O governo aposta no crescimento da economia para obter uma queda das despesas correntes em relação ao PIB nos próximos anos, mesmo que elas cresçam nominalmente. Mas, além de demandar uma política de aumentos reais menos generosos para o mínimo e os servidores públicos, o plano esbarra na falta de regulamentação da Emenda Constitucional 29. Sem regulamentação, a emenda impede que os gastos federais com saúde, quase todos correntes, caiam como proporção do PIB.

Depois de ter-se dado conta que o limite anunciado em abril de 2005 era incompatível com suas promessas e decisões na área social, o governo Lula não só abriu mão da meta de 17% do PIB como ainda vem tendo dificuldades para cumprir o limite mais flexível fixado pela LDO para 2006. Dependendo do nível de receita considerado, o teto de gastos correntes para este ano será de 18,21% ou 18,33% do PIB, pelos cálculos de Márcia. Mas tudo indica que tais despesas chegarão no mínimo a 18,54% do PIB.

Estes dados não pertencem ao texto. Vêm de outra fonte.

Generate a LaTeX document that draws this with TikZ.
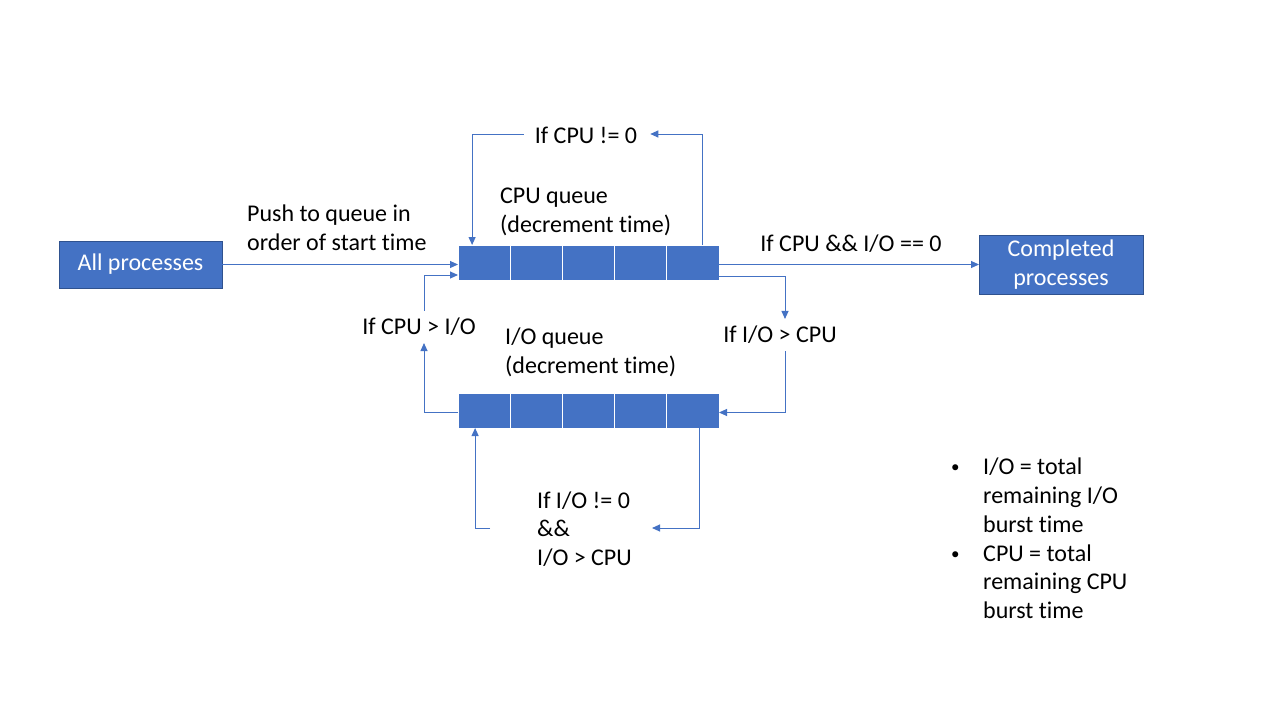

Para 2007, a LDO aprovada pelo Congresso manda reduzir os gastos correntes em 0,1% do PIB em relação ao nível que for registrado em 2006. Mas ao estabelecer que isso vale apenas para a fase de execução orçamentária, o Congresso se eximiu de fazer um orçamento compatível com tal redução. No projeto original do orçamento, a incompatibilidade entre o volume previsto de despesas correntes e essa regra da LDO era de R$ 5,6 bilhões. Se, por um lado, as dotações aumentaram com as alterações no projeto, de outro, a base de cálculo, que são as despesas de 2006, também cresceram desde então, o que facilita cumprir o limite em 2007.